▸ **EXERCISE DIRECTIONS**: Please transcribe the listing below in full and word for word, without its pictures.

▸ **DATA BLOCK**:
----

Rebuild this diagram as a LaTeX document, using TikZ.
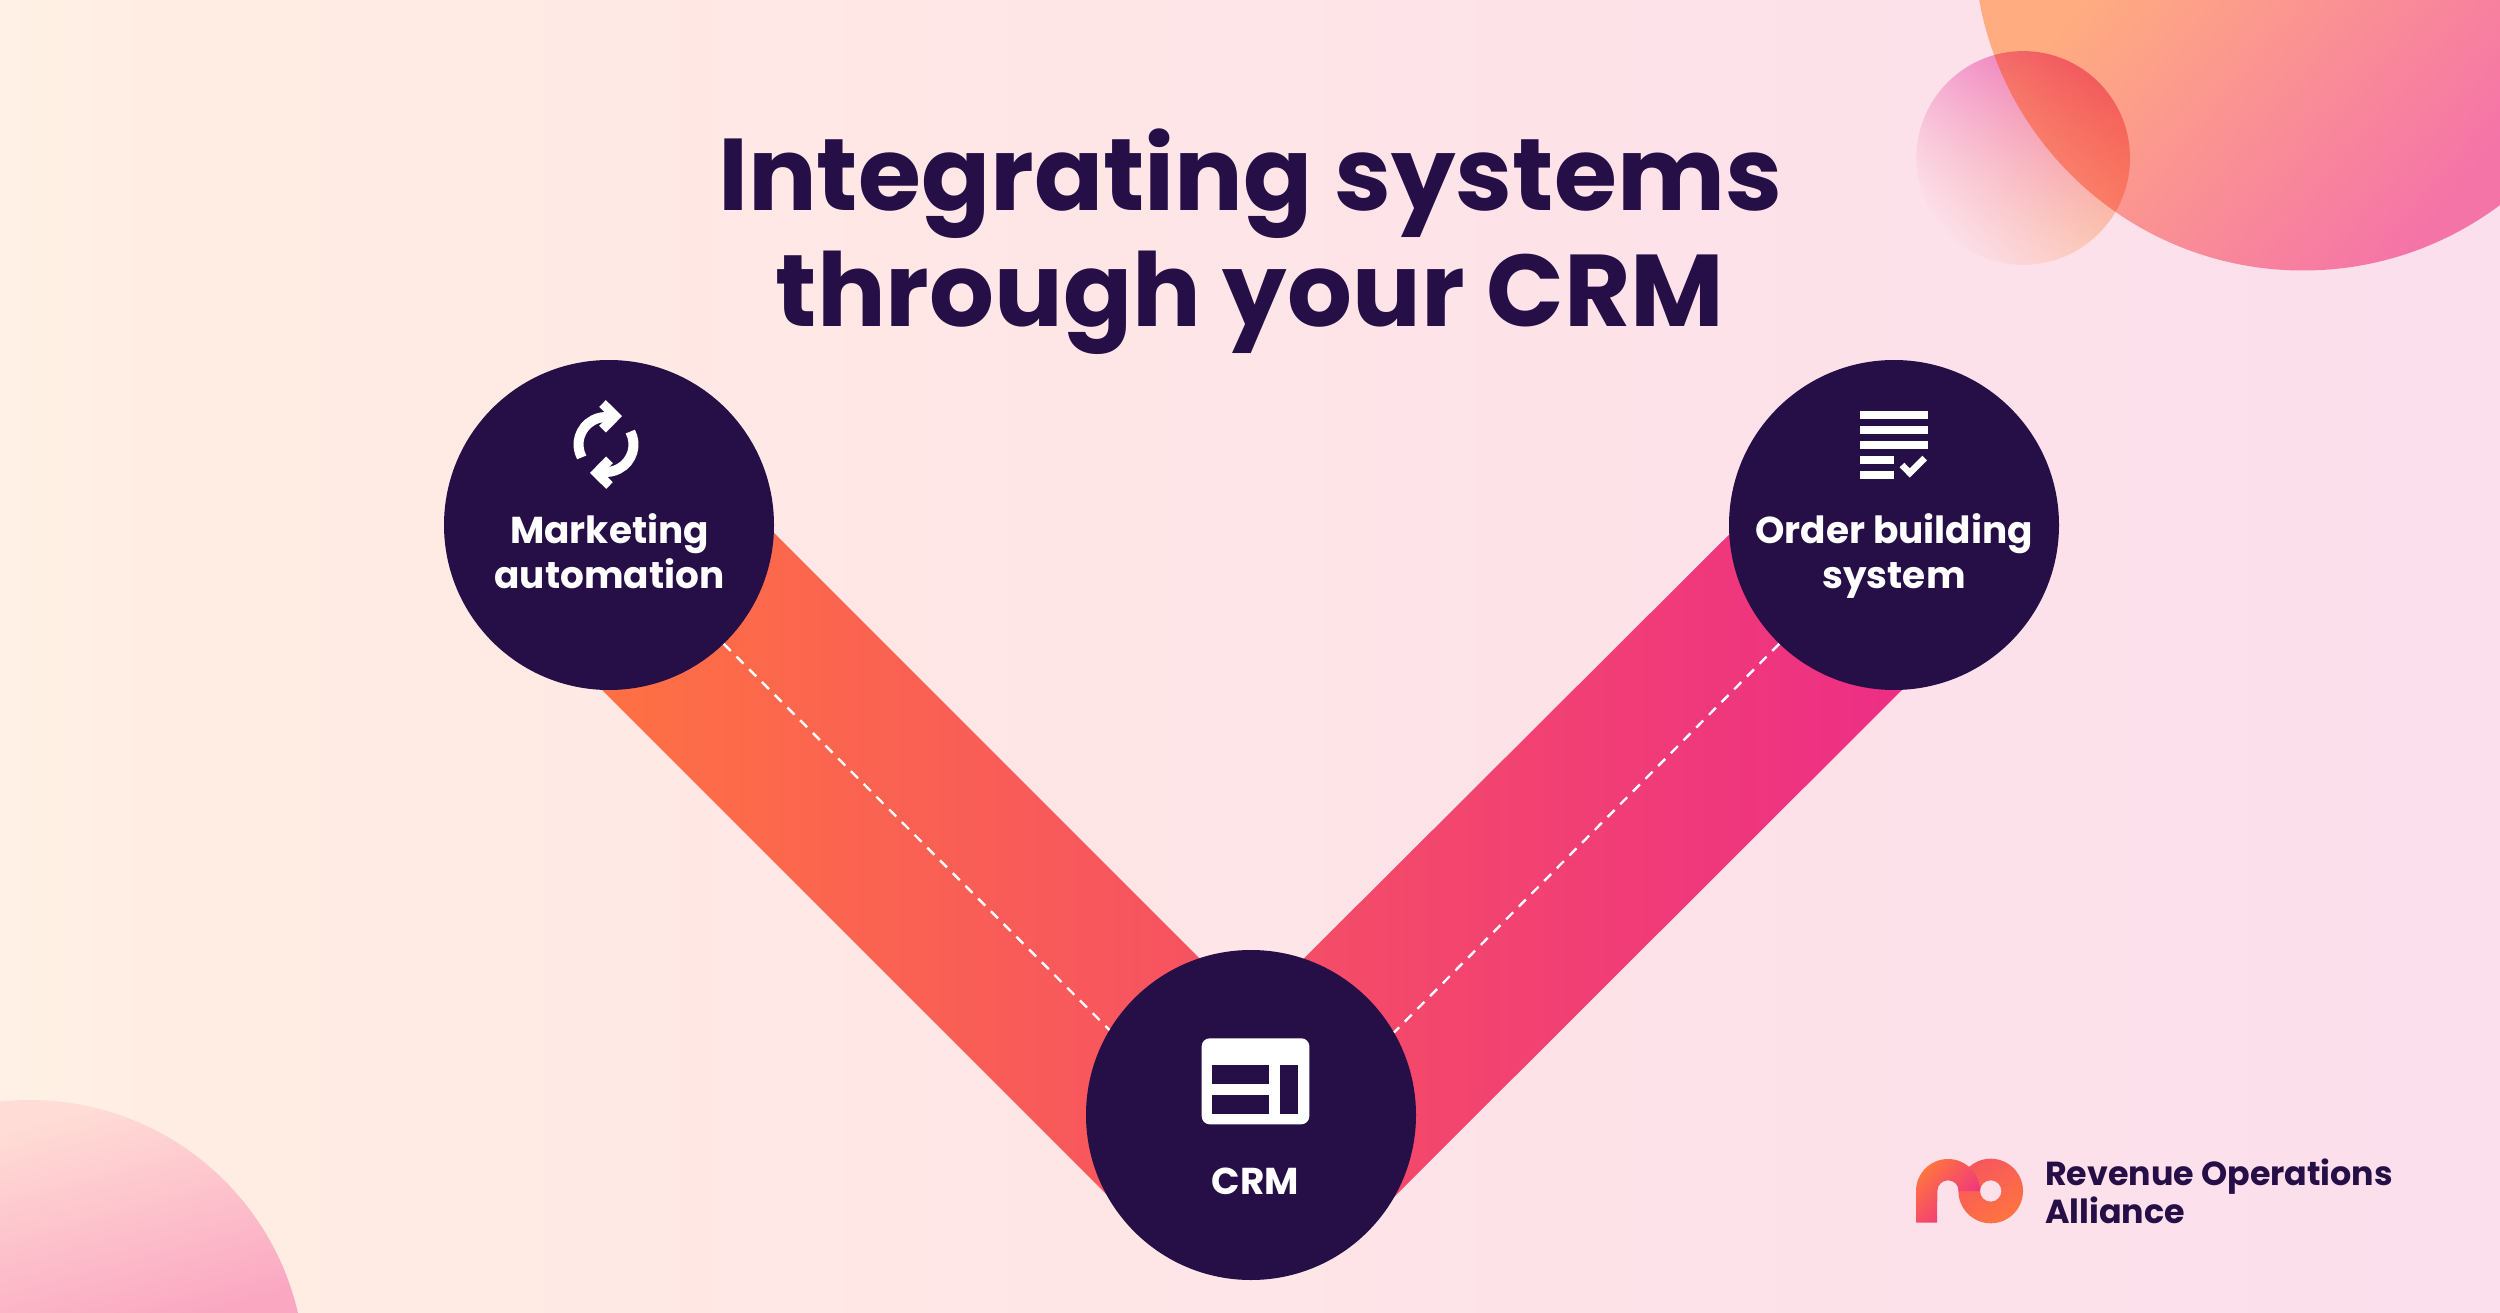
\documentclass[tikz,border=0pt]{standalone}
\usepackage{fontspec}
\setmainfont{Poppins}[BoldFont={Poppins Bold}]
\usetikzlibrary{fadings}

\definecolor{inkdark}{HTML}{260F47}
\definecolor{bgone}{HTML}{FFF1E5}
\definecolor{bgtwo}{HTML}{FFEDE3}
\definecolor{bgthree}{HTML}{FFE9E4}
\definecolor{bgfour}{HTML}{FEE5E7}
\definecolor{bgfive}{HTML}{FCE0EA}
\definecolor{bgsix}{HTML}{FBDFEC}
\definecolor{bandorange}{HTML}{FF7440}
\definecolor{bandpink}{HTML}{EC2B88}
\definecolor{blobpeach}{HTML}{FFAC80}
\definecolor{blobpink}{HTML}{F574A8}
\definecolor{cornerpale}{HTML}{FFDDD6}
\definecolor{cornerpink}{HTML}{FAA8C2}
\definecolor{smallpink}{HTML}{F078C4}
\definecolor{smallpeach}{HTML}{FFC48C}

\pgfdeclarehorizontalshading{backdrop}{100bp}{color(0bp)=(bgone); color(25bp)=(bgone); color(28bp)=(bgtwo); color(37bp)=(bgthree); color(50bp)=(bgfour); color(65bp)=(bgfive); color(75bp)=(bgsix); color(100bp)=(bgsix)}
\tikzfading[name=softcorner, top color=transparent!0, middle color=transparent!10, bottom color=transparent!100]

\begin{document}
\begin{tikzpicture}[x=1pt, y=-1pt,
	hub/.style={circle, fill=inkdark, minimum size=330pt, inner sep=0pt},
	hubtext/.style={text=white, font=\bfseries\fontsize{37.4}{45}\selectfont, align=center, inner sep=0pt},
	heading/.style={text=inkdark, font=\bfseries\fontsize{102}{116}\selectfont, align=center, inner sep=0pt},
	brand/.style={text=inkdark, font=\bfseries\fontsize{33.3}{38.4}\selectfont, align=left, inner sep=0pt},
	link/.style={draw=white, line width=2.4pt, dash pattern=on 10pt off 8pt},
	iconline/.style={draw=white, line width=10pt},
	iconbar/.style={fill=white},
	iconhole/.style={fill=inkdark}]
	\useasboundingbox (0,0) rectangle (2500,1313);
	% backdrop and corner blobs
	\shade[shading=backdrop] (0,0) rectangle (2500,1313);
	\begin{scope}
		\clip (2303,-58.5) circle[radius=329pt];
		\shade[top color=blobpeach, bottom color=blobpink, shading angle=50] (1974,0) rectangle (2500,271);
	\end{scope}
	\begin{scope}
		\clip (30,1375) circle[radius=275pt];
		\shade[top color=cornerpale, bottom color=cornerpink, shading angle=15] (0,1100) rectangle (305,1313);
	\end{scope}
	\begin{scope}[blend mode=multiply]
		\shade[top color=smallpink, bottom color=smallpeach, shading angle=25, path fading=softcorner, fading angle=-50] (2023.5,158) circle[radius=107pt];
	\end{scope}
	% the two bands running into the CRM hub
	\shade[left color=bandorange, right color=bandpink]
		(700,459) -- (1280.5,1039.5) -- (1116,1204) -- (535.5,623.5) -- cycle
		(1802,462) -- (1222,1040) -- (1387,1204) -- (1966,626) -- cycle;
	% hubs
	\node[hub] (mkt) at (609,525) {};
	\node[hub] (order) at (1894,525) {};
	\node[hub] (crm) at (1251,1115) {};
	\draw[link] (mkt.-46.7) -- (crm.149.7);
	\draw[link] (order.226.7) -- (crm.30.4);
	% labels
	\node[heading] (title) at (1250,241.5) {Integrating systems\\through your CRM};
	\node[hubtext] (mktlabel) at (609.5,551) {Marketing\\automation};
	\node[hubtext] (orderlabel) at (1894,555.5) {Order building\\system};
	\node[hubtext, anchor=base] (crmlabel) at (1255.5,1194) {CRM};
	\node[brand, anchor=west] (brandname) at (2045,1191) {Revenue Operations\\Alliance};
	% sync icon
	\begin{scope}[shift={(606,444.5)}]
		\foreach \a in {0,180} {
			\draw[iconline, rotate=\a] (208:27.5pt) arc[start angle=208, end angle=80, radius=27.5pt];
			\draw[iconline, line width=9.5pt, rotate=\a] (-3.5pt,41pt) -- (9.3pt,28.3pt) -- (-3.5pt,15.3pt);
		}
	\end{scope}
	% order sheet icon
	\foreach \y in {411,426,441} \fill[iconbar] (1860.3,\y) rectangle (1927.7,\y+8);
	\foreach \y in {455.7,470.5} \fill[iconbar] (1860.3,\y) rectangle (1894,\y+8);
	\draw[iconline, line width=6.4pt] (1902,465) -- (1909.7,473) -- (1924.7,458);
	% crm window icon
	\fill[iconbar, rounded corners=8pt] (1201.7,1038.3) rectangle (1309.3,1124.3);
	\fill[iconhole] (1212.3,1065.3) rectangle (1268.7,1084);
	\fill[iconhole] (1212.3,1095) rectangle (1268.7,1113.7);
	\fill[iconhole] (1279.7,1065.3) rectangle (1298.3,1113.7);
	% logo mark
	\shade[even odd rule, top color=bandorange!60!bandpink, middle color=bandpink, bottom color=bandorange, shading angle=30]
		(1990.7,1191) circle[radius=32.3pt] (1990.7,1191) circle[radius=10.67pt];
	\shade[top color=bandorange, middle color=bandpink, bottom color=bandpink, shading angle=45]
		(1916,1222.7) -- (1916,1191) arc[start angle=180, end angle=0, radius=32pt] -- (1958.67,1191) arc[start angle=0, end angle=180, radius=10.67pt] -- (1937,1222.7) -- cycle;
\end{tikzpicture}
\end{document}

----

▸ **RESULT OF THE EXERCISE**:
Rebuild this diagram as a LaTeX document, using TikZ.
\documentclass[tikz,border=0pt]{standalone}
\usepackage{fontspec}
\setmainfont{Poppins}[BoldFont={Poppins Bold}]
\usetikzlibrary{fadings}

\definecolor{inkdark}{HTML}{260F47}
\definecolor{bgone}{HTML}{FFF1E5}
\definecolor{bgtwo}{HTML}{FFEDE3}
\definecolor{bgthree}{HTML}{FFE9E4}
\definecolor{bgfour}{HTML}{FEE5E7}
\definecolor{bgfive}{HTML}{FCE0EA}
\definecolor{bgsix}{HTML}{FBDFEC}
\definecolor{bandorange}{HTML}{FF7440}
\definecolor{bandpink}{HTML}{EC2B88}
\definecolor{blobpeach}{HTML}{FFAC80}
\definecolor{blobpink}{HTML}{F574A8}
\definecolor{cornerpale}{HTML}{FFDDD6}
\definecolor{cornerpink}{HTML}{FAA8C2}
\definecolor{smallpink}{HTML}{F078C4}
\definecolor{smallpeach}{HTML}{FFC48C}

\pgfdeclarehorizontalshading{backdrop}{100bp}{color(0bp)=(bgone); color(25bp)=(bgone); color(28bp)=(bgtwo); color(37bp)=(bgthree); color(50bp)=(bgfour); color(65bp)=(bgfive); color(75bp)=(bgsix); color(100bp)=(bgsix)}
\tikzfading[name=softcorner, top color=transparent!0, middle color=transparent!10, bottom color=transparent!100]

\begin{document}
\begin{tikzpicture}[x=1pt, y=-1pt,
	hub/.style={circle, fill=inkdark, minimum size=330pt, inner sep=0pt},
	hubtext/.style={text=white, font=\bfseries\fontsize{37.4}{45}\selectfont, align=center, inner sep=0pt},
	heading/.style={text=inkdark, font=\bfseries\fontsize{102}{116}\selectfont, align=center, inner sep=0pt},
	brand/.style={text=inkdark, font=\bfseries\fontsize{33.3}{38.4}\selectfont, align=left, inner sep=0pt},
	link/.style={draw=white, line width=2.4pt, dash pattern=on 10pt off 8pt},
	iconline/.style={draw=white, line width=10pt},
	iconbar/.style={fill=white},
	iconhole/.style={fill=inkdark}]
	\useasboundingbox (0,0) rectangle (2500,1313);
	% backdrop and corner blobs
	\shade[shading=backdrop] (0,0) rectangle (2500,1313);
	\begin{scope}
		\clip (2303,-58.5) circle[radius=329pt];
		\shade[top color=blobpeach, bottom color=blobpink, shading angle=50] (1974,0) rectangle (2500,271);
	\end{scope}
	\begin{scope}
		\clip (30,1375) circle[radius=275pt];
		\shade[top color=cornerpale, bottom color=cornerpink, shading angle=15] (0,1100) rectangle (305,1313);
	\end{scope}
	\begin{scope}[blend mode=multiply]
		\shade[top color=smallpink, bottom color=smallpeach, shading angle=25, path fading=softcorner, fading angle=-50] (2023.5,158) circle[radius=107pt];
	\end{scope}
	% the two bands running into the CRM hub
	\shade[left color=bandorange, right color=bandpink]
		(700,459) -- (1280.5,1039.5) -- (1116,1204) -- (535.5,623.5) -- cycle
		(1802,462) -- (1222,1040) -- (1387,1204) -- (1966,626) -- cycle;
	% hubs
	\node[hub] (mkt) at (609,525) {};
	\node[hub] (order) at (1894,525) {};
	\node[hub] (crm) at (1251,1115) {};
	\draw[link] (mkt.-46.7) -- (crm.149.7);
	\draw[link] (order.226.7) -- (crm.30.4);
	% labels
	\node[heading] (title) at (1250,241.5) {Integrating systems\\through your CRM};
	\node[hubtext] (mktlabel) at (609.5,551) {Marketing\\automation};
	\node[hubtext] (orderlabel) at (1894,555.5) {Order building\\system};
	\node[hubtext, anchor=base] (crmlabel) at (1255.5,1194) {CRM};
	\node[brand, anchor=west] (brandname) at (2045,1191) {Revenue Operations\\Alliance};
	% sync icon
	\begin{scope}[shift={(606,444.5)}]
		\foreach \a in {0,180} {
			\draw[iconline, rotate=\a] (208:27.5pt) arc[start angle=208, end angle=80, radius=27.5pt];
			\draw[iconline, line width=9.5pt, rotate=\a] (-3.5pt,41pt) -- (9.3pt,28.3pt) -- (-3.5pt,15.3pt);
		}
	\end{scope}
	% order sheet icon
	\foreach \y in {411,426,441} \fill[iconbar] (1860.3,\y) rectangle (1927.7,\y+8);
	\foreach \y in {455.7,470.5} \fill[iconbar] (1860.3,\y) rectangle (1894,\y+8);
	\draw[iconline, line width=6.4pt] (1902,465) -- (1909.7,473) -- (1924.7,458);
	% crm window icon
	\fill[iconbar, rounded corners=8pt] (1201.7,1038.3) rectangle (1309.3,1124.3);
	\fill[iconhole] (1212.3,1065.3) rectangle (1268.7,1084);
	\fill[iconhole] (1212.3,1095) rectangle (1268.7,1113.7);
	\fill[iconhole] (1279.7,1065.3) rectangle (1298.3,1113.7);
	% logo mark
	\shade[even odd rule, top color=bandorange!60!bandpink, middle color=bandpink, bottom color=bandorange, shading angle=30]
		(1990.7,1191) circle[radius=32.3pt] (1990.7,1191) circle[radius=10.67pt];
	\shade[top color=bandorange, middle color=bandpink, bottom color=bandpink, shading angle=45]
		(1916,1222.7) -- (1916,1191) arc[start angle=180, end angle=0, radius=32pt] -- (1958.67,1191) arc[start angle=0, end angle=180, radius=10.67pt] -- (1937,1222.7) -- cycle;
\end{tikzpicture}
\end{document}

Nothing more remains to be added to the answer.